BOURBAKI. That’s probably right. Yeah, that is what I’d do, come to think of it. But I’m not really preparing myself, right now, to do that. I’m not looking into Buddhism, or meditating. So I’d just be making this up on the spot because my plane was about to crash.

KUGELMASS. Did you read Cloud Atlas?

BOURBAKI. No. It seemed like the sort of book I would hate. Or, no, maybe just completely unnecessary. A book I wouldn’t regret not reading.

KUGELMASS. I was so exasperated by it. You know, that’s the point of the book. Everything is connected. A butterfly flaps its wings and 2,000 years later there’s a hurricane. There are various pieces of music, and names, and other junk that keeps resurfacing. It’s like that movie The Red Violin except with 20 things all ricocheting off past, present, and future, as opposed to just a single violin. You can almost hear Mitchell saying to himself, “limiting this book to a single musical instrument wouldn’t be sufficiently epic.”

The problem with an idea like that is that everything’s in the execution. It’s not that Mitchell’s wrong, exactly. Sure, I mean, I agree, everything is connected. But whether that is a profound statement or not is a matter of how you say it. It’s a question of style.

BOURBAKI. Oh, God, so this book is like those movies that come out every once in a while, where everybody is meeting everybody else, like Traffic and Magnolia and, the Los Angeles movie, Crash?

KUGELMASS. Oh, absolutely, except now it’s the book version. Which, in any case, just became an IMAX movie.

BOURBAKI. And really it happens all the time. I’m just constantly discovering that my life has just been saved by my baseball coach from ten years ago, the same guy who walks with a limp because of something my sister’s company did to his drinking water after my gardener’s son had an affair with the environmentalist’s husband, which is why the impact report was never finished. That is — these movies are so right — that is a totally normal, average day for me.

KUGELMASS. You’re joking, but that’s one whole part of the book. That’s the one from our present day.
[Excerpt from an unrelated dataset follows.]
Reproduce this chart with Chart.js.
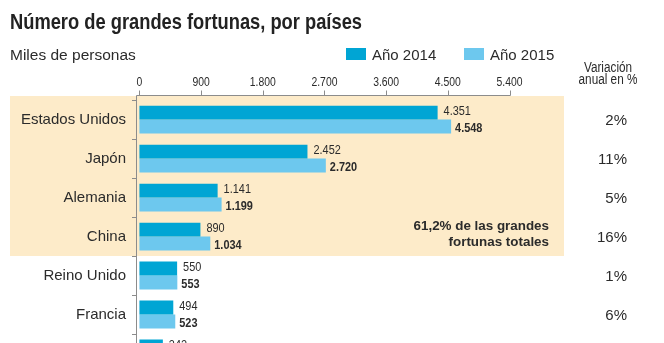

The stories are good, actually. It’s just the connections between them that suck.

BOURBAKI. What an amateurish thing to do with a novel, welding on the conceit like that.

KUGELMASS. I know. Another guy who couldn’t be satisfied writing the stuff he knows intimately, grittily, down to the unexpected details. Like Tillich, thinking a book about courage wouldn’t be enough. Really, a piece of the world is plenty. It ought to be enough.
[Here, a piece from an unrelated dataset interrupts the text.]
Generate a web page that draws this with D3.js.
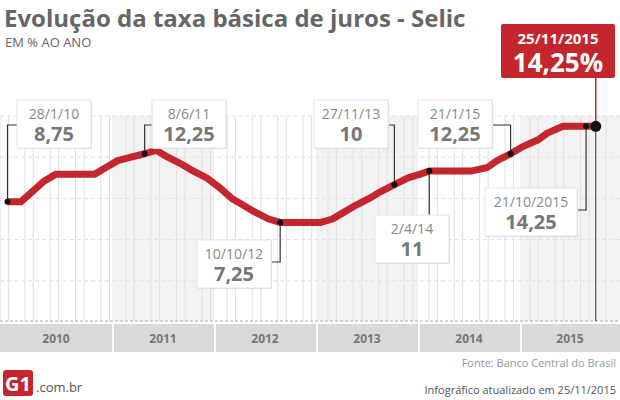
<!DOCTYPE html>
<html><head><meta charset="utf-8">
<script src="https://cdn.jsdelivr.net/npm/d3@7"></script>
<style>body{margin:0;background:#fff}text{font-family:"Open Sans",Arial,sans-serif}</style>
</head><body><div id="viz"></div>
<script>
// Selic decisions (date, % per year)
const dates = ["2010-01-28","2010-03-17","2010-04-28","2010-06-09","2010-07-21","2010-09-01","2010-10-20","2010-12-08",
  "2011-01-19","2011-03-02","2011-04-20","2011-06-08","2011-07-20","2011-08-31","2011-10-19","2011-11-30",
  "2012-01-18","2012-03-07","2012-04-18","2012-05-30","2012-07-11","2012-08-29","2012-10-10","2012-11-28",
  "2013-01-16","2013-03-06","2013-04-17","2013-05-29","2013-07-10","2013-08-28","2013-10-09","2013-11-27",
  "2014-01-15","2014-02-26","2014-04-02","2014-05-28","2014-07-16","2014-09-03","2014-10-29","2014-12-03",
  "2015-01-21","2015-03-04","2015-04-29","2015-06-03","2015-07-29","2015-09-02","2015-10-21","2015-11-25"];
const rates = [8.75,8.75,9.5,10.25,10.75,10.75,10.75,10.75,
  11.25,11.75,12,12.25,12.5,12,11.5,11,
  10.5,9.75,9,8.5,8,7.5,7.25,7.25,
  7.25,7.25,7.5,8,8.5,9,9.5,10,
  10.5,10.75,11,11,11,11,11.25,11.75,
  12.25,12.75,13.25,13.75,14.25,14.25,14.25,14.25];
const years = [2010,2011,2012,2013,2014,2015];
const yTicks = [3,6,9,12,15];

// annotations: date, date label, value label, box placement
const notes = [
  {date:"2010-01-28", dl:"28/1/10", vl:"8,75", bx:17, by:100, dir:"up"},
  {date:"2011-06-08", dl:"8/6/11", vl:"12,25", bx:152, by:100, dir:"up"},
  {date:"2012-10-10", dl:"10/10/12", vl:"7,25", bx:197, by:240, dir:"downL"},
  {date:"2013-11-27", dl:"27/11/13", vl:"10", bx:314, by:100, dir:"upL"},
  {date:"2014-04-02", dl:"2/4/14", vl:"11", bx:375, by:215, dir:"down"},
  {date:"2015-01-21", dl:"21/1/15", vl:"12,25", bx:418, by:100, dir:"upL"},
  {date:"2015-10-21", dl:"21/10/2015", vl:"14,25", bx:485, by:188, dir:"downL", w:92}
];

const W = 620, H = 400, plotTop = 116, base = 321;
const parse = d3.timeParse("%Y-%m-%d");
const data = dates.map((d,i)=>({d:parse(d), v:rates[i]}));

const svg = d3.select("#viz").append("svg").attr("width",W).attr("height",H);
const x = d3.scaleTime().domain([new Date(2010,0,1), new Date(2016,0,1)]).range([0,606]);
const y = d3.scaleLinear().domain([0,15]).range([322,116]);
const band = d3.scaleLinear().domain([2010,2016]).range([10,622]);

// alternate year shading + year labels
years.forEach((yr,i)=>{
  const x0 = i ? band(yr) : 0, x1 = yr===2015 ? W : band(yr+1);
  if (i%2===1) svg.append("rect").attr("x",x0).attr("y",plotTop).attr("width",x1-x0).attr("height",base-plotTop).attr("fill","#f2f2f2");
  svg.append("rect").attr("x",x0+(i?2:0)).attr("y",324).attr("width",x1-x0-(i?2:0)).attr("height",28).attr("fill","#d9d9d9");
  svg.append("text").attr("x",(x0+x1)/2).attr("y",343).attr("text-anchor","middle")
    .attr("font-size",12).attr("font-weight","bold").attr("fill","#777").text(yr);
});
// vertical grid
d3.range(0,49).forEach(k=>{
  const xv = x(new Date(2010, k*1.5, 1));
  svg.append("line").attr("x1",xv).attr("x2",xv).attr("y1",plotTop).attr("y2",base).attr("stroke","#e0e0e0");
});
// horizontal dashed grid
yTicks.forEach(t=>svg.append("line").attr("x1",0).attr("x2",W).attr("y1",y(t)).attr("y2",y(t))
  .attr("stroke","#e0e0e0").attr("stroke-dasharray","4,3"));
svg.append("line").attr("x1",0).attr("x2",W).attr("y1",base).attr("y2",base).attr("stroke","#aaa").attr("stroke-dasharray","3,2");

const last = data[data.length-1];
// vertical marker line to baseline
svg.append("line").attr("x1",x(last.d)).attr("x2",x(last.d)).attr("y1",y(last.v)).attr("y2",base).attr("stroke","#333");

// line
svg.append("path").datum(data).attr("fill","none").attr("stroke","#c4262e").attr("stroke-width",7)
  .attr("stroke-linejoin","round").attr("d",d3.line().x(d=>x(d.d)).y(d=>y(d.v)));

// annotations
notes.forEach(n=>{
  const p = data.find(d=>+d.d===+parse(n.date));
  const px = x(p.d), py = y(p.v), w = n.w||74, h = 48;
  let path;
  const midY = n.by + 25;
  if (n.dir==="up") path = `M${px},${py}V${midY}H${n.bx}`;
  else if (n.dir==="upL") path = `M${px},${py}V${midY}H${n.bx+w}`;
  else if (n.dir==="downL") path = `M${px},${py}V${n.by+22}H${n.bx+w}`;
  else path = `M${px},${py}V${n.by}`;
  svg.append("path").attr("d",path).attr("fill","none").attr("stroke","#333").attr("stroke-width",1.2);
  svg.append("rect").attr("x",n.bx+1).attr("y",n.by+1).attr("width",w).attr("height",h).attr("fill","#ddd");
  svg.append("rect").attr("x",n.bx).attr("y",n.by).attr("width",w).attr("height",h).attr("fill","#fff").attr("stroke","#e6e6e6");
  svg.append("text").attr("x",n.bx+w/2).attr("y",n.by+19).attr("text-anchor","middle").attr("font-size",14).attr("fill","#888").text(n.dl);
  svg.append("text").attr("x",n.bx+w/2).attr("y",n.by+41).attr("text-anchor","middle").attr("font-size",20).attr("font-weight","bold").attr("fill","#777").text(n.vl);
  svg.append("circle").attr("cx",px).attr("cy",py).attr("r",3).attr("fill","#111");
});

// highlight box
svg.append("line").attr("x1",x(last.d)).attr("x2",x(last.d)).attr("y1",76).attr("y2",y(last.v)).attr("stroke","#c4262e").attr("stroke-width",1.5);
svg.append("rect").attr("x",501).attr("y",24).attr("width",114).attr("height",54).attr("rx",2).attr("fill","#c4262e");
svg.append("text").attr("x",558).attr("y",44).attr("text-anchor","middle").attr("font-size",15).attr("font-weight","bold").attr("fill","#fff").text("25/11/2015");
svg.append("text").attr("x",558).attr("y",72).attr("text-anchor","middle").attr("font-size",26).attr("font-weight","bold").attr("fill","#fff").text("14,25%");
svg.append("circle").attr("cx",x(last.d)).attr("cy",y(last.v)).attr("r",5.5).attr("fill","#111");

// titles
svg.append("text").attr("x",4).attr("y",27).attr("font-size",24).attr("font-weight","bold").attr("fill","#666").text("Evolução da taxa básica de juros - Selic");
svg.append("text").attr("x",5).attr("y",47).attr("font-size",13).attr("fill","#666").text("EM % AO ANO");
svg.append("text").attr("x",616).attr("y",367).attr("text-anchor","end").attr("font-size",11).attr("fill","#999").text("Fonte: Banco Central do Brasil");
svg.append("text").attr("x",616).attr("y",394).attr("text-anchor","end").attr("font-size",11).attr("fill","#555").text("Infográfico atualizado em 25/11/2015");
// G1 logo
svg.append("rect").attr("x",3).attr("y",370).attr("width",30).attr("height",26).attr("rx",3).attr("fill","#c4262e");
svg.append("text").attr("x",18).attr("y",391).attr("text-anchor","middle").attr("font-size",20).attr("font-weight","bold").attr("fill","#fff").text("G1");
svg.append("text").attr("x",36).attr("y",392).attr("font-size",13).attr("fill","#555").text(".com.br");
</script></body></html>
BOURBAKI. That’s what literature can be. It fits there; it can say something useful about the moral problems of ordinary life. There’s no general theory, legislating life for everyone.

KUGELMASS. Of course. Yeah. of course. The beauty of everyday life. “The profundity of the quotidian.” It’s even a legitimate way to moralize. But I just…don’t…care. I really don’t!
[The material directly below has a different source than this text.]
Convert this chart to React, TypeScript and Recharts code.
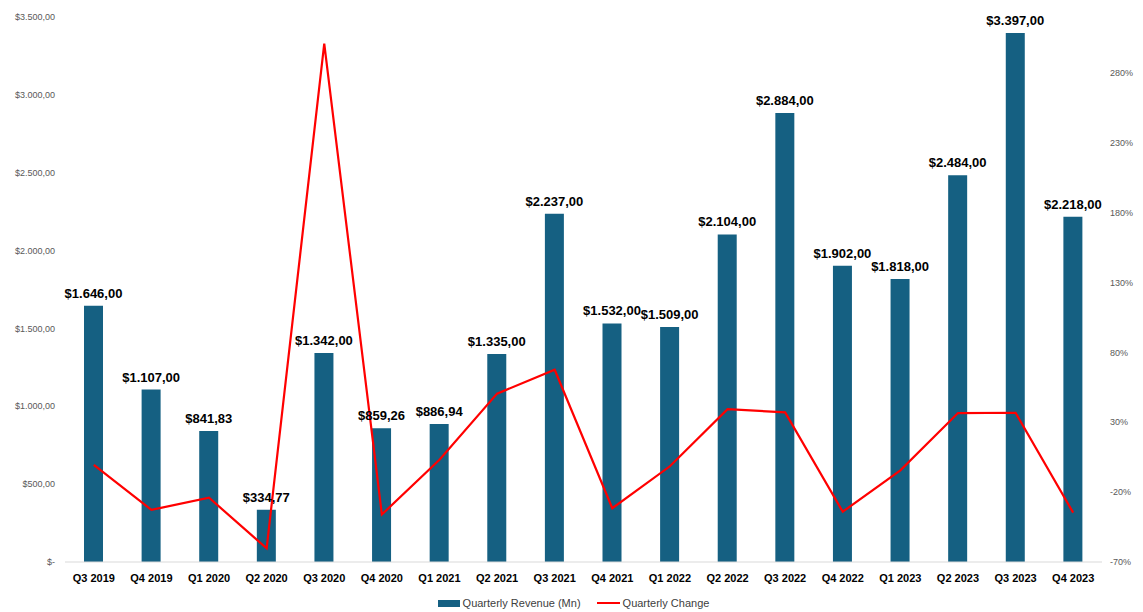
import {
  Bar,
  ComposedChart,
  LabelList,
  Legend,
  Line,
  XAxis,
  YAxis
} from "recharts";

const quarters = ['Q3 2019', 'Q4 2019', 'Q1 2020', 'Q2 2020', 'Q3 2020', 'Q4 2020', 'Q1 2021', 'Q2 2021', 'Q3 2021',
  'Q4 2021', 'Q1 2022', 'Q2 2022', 'Q3 2022', 'Q4 2022', 'Q1 2023', 'Q2 2023', 'Q3 2023', 'Q4 2023']
const revenue = [1646, 1107, 841.83, 334.77, 1342, 859.26, 886.94, 1335, 2237,
  1532, 1509, 2104, 2884, 1902, 1818, 2484, 3397, 2218]
const change = [-0.005, -0.327, -0.24, -0.602, 3.009, -0.36, 0.032, 0.505, 0.676,
  -0.315, -0.015, 0.394, 0.371, -0.34, -0.044, 0.366, 0.368, -0.347]
const revenueTicks = [0, 500, 1000, 1500, 2000, 2500, 3000, 3500]
const changeTicks = [-0.7, -0.2, 0.3, 0.8, 1.3, 1.8, 2.3, 2.8]

const BLUE = '#156082'
const RED = '#ff0000'
const FONT = '"Liberation Sans", Arial, sans-serif'

// 1234.5 -> "1.234,50"
function euroNum(v: number) {
  const [int, dec] = v.toFixed(2).split('.')
  return int.replace(/\B(?=(\d{3})+(?!\d))/g, '.') + ',' + dec
}

const data = quarters.map((q, i) => ({ name: q, rev: revenue[i], chg: change[i] }))

function LegendBox() {
  return (
    <div style={{ display: 'flex', justifyContent: 'center', gap: 16, fontSize: 11, color: '#404040', fontFamily: FONT, paddingLeft: 4, paddingTop: 5 }}>
      <div style={{ display: 'flex', alignItems: 'center' }}>
        <span style={{ display: 'inline-block', width: 22, height: 7, background: BLUE, marginRight: 3 }} />
        Quarterly Revenue (Mn)
      </div>
      <div style={{ display: 'flex', alignItems: 'center' }}>
        <span style={{ display: 'inline-block', width: 23, height: 2, background: RED, marginRight: 3 }} />
        Quarterly Change
      </div>
    </div>
  )
}

export default function App() {
  return (
    <div style={{ position: 'absolute', left: 0, top: 0 }}>
      <ComposedChart width={1143} height={612} data={data} margin={{ top: 17, right: 0, bottom: 0, left: 0 }} barCategoryGap={0}>
        <XAxis
          dataKey='name'
          height={30}
          tickLine={false}
          axisLine={{ stroke: '#d9d9d9' }}
          interval={0}
          tick={{ fontSize: 11, fontWeight: 'bold', fill: '#000', fontFamily: FONT }}
          tickMargin={6}
        />
        <YAxis
          yAxisId='rev'
          width={65}
          domain={[0, 3500]}
          ticks={revenueTicks}
          axisLine={false}
          tickLine={false}
          tickMargin={4}
          tick={{ fontSize: 9, fill: '#595959', fontFamily: FONT }}
          tickFormatter={(v: number) => v === 0 ? '$-' : '$' + euroNum(v)}
        />
        <YAxis
          yAxisId='chg'
          orientation='right'
          width={41}
          domain={[-0.7, 3.2]}
          ticks={changeTicks}
          axisLine={false}
          tickLine={false}
          tickMargin={2}
          tick={{ fontSize: 9, fill: '#595959', fontFamily: FONT }}
          tickFormatter={(v: number) => Math.round(v * 100) + '%'}
        />
        <Legend verticalAlign='bottom' height={20} content={() => <LegendBox />} />
        <Bar yAxisId='rev' dataKey='rev' fill={BLUE} barSize={19} isAnimationActive={false}>
          <LabelList
            dataKey='rev'
            position='top'
            offset={8}
            formatter={(v: any) => '$' + euroNum(Number(v))}
            style={{ fontSize: 13, fontWeight: 'bold', fill: '#000', fontFamily: FONT }}
          />
        </Bar>
        <Line yAxisId='chg' dataKey='chg' stroke={RED} strokeWidth={2.2} dot={false} activeDot={false} isAnimationActive={false} />
      </ComposedChart>
    </div>
  )
}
BOURBAKI. It does get wearying — the smaller-is-better approach has become way too dominant. Especially in the world of literary fiction. It’s practically a monopoly.

KUGELMASS. Sure, this beer is beautiful. See these Saltine crackers? What could be more meaningful than these Saltine crackers? Right, nothing! I hear people talking about dear old Bloom in Ulysses, and I just feel physically sick. I still love Joyce but I can’t stand the cult of Bloom. Probably 50% of the time, “the literature of everyday life” is just code for talking about food, and how nice it is to cook, and how pleasant it is to eat. Or else how great it is to drink wine. Which it is, absolutely. It’s so pleasant that I don’t need philosophy and art to rush in and validate me for eating a sandwich and drinking merlot.

BOURBAKI. In my case, that comes up in the following way — well, like I said, as a pragmatist and a busy person living life, I have problems with any system that tries too hard to organize and unify the world. Regardless…you know what’s funny about that?

KUGELMASS. Tell me.

BOURBAKI. Bad theories are fascinating. I fell in love with philosophy because of them. Even now, encountering reckless “rigorous” thinking can be a pleasure. When I can make the time for philosophy, I’m always happiest catching up with some new, enormous error. That’s what I get invested in — not an epiphany that teaches me how to die, but, instead, the bigger game — somebody’s elegant, vast mistakes.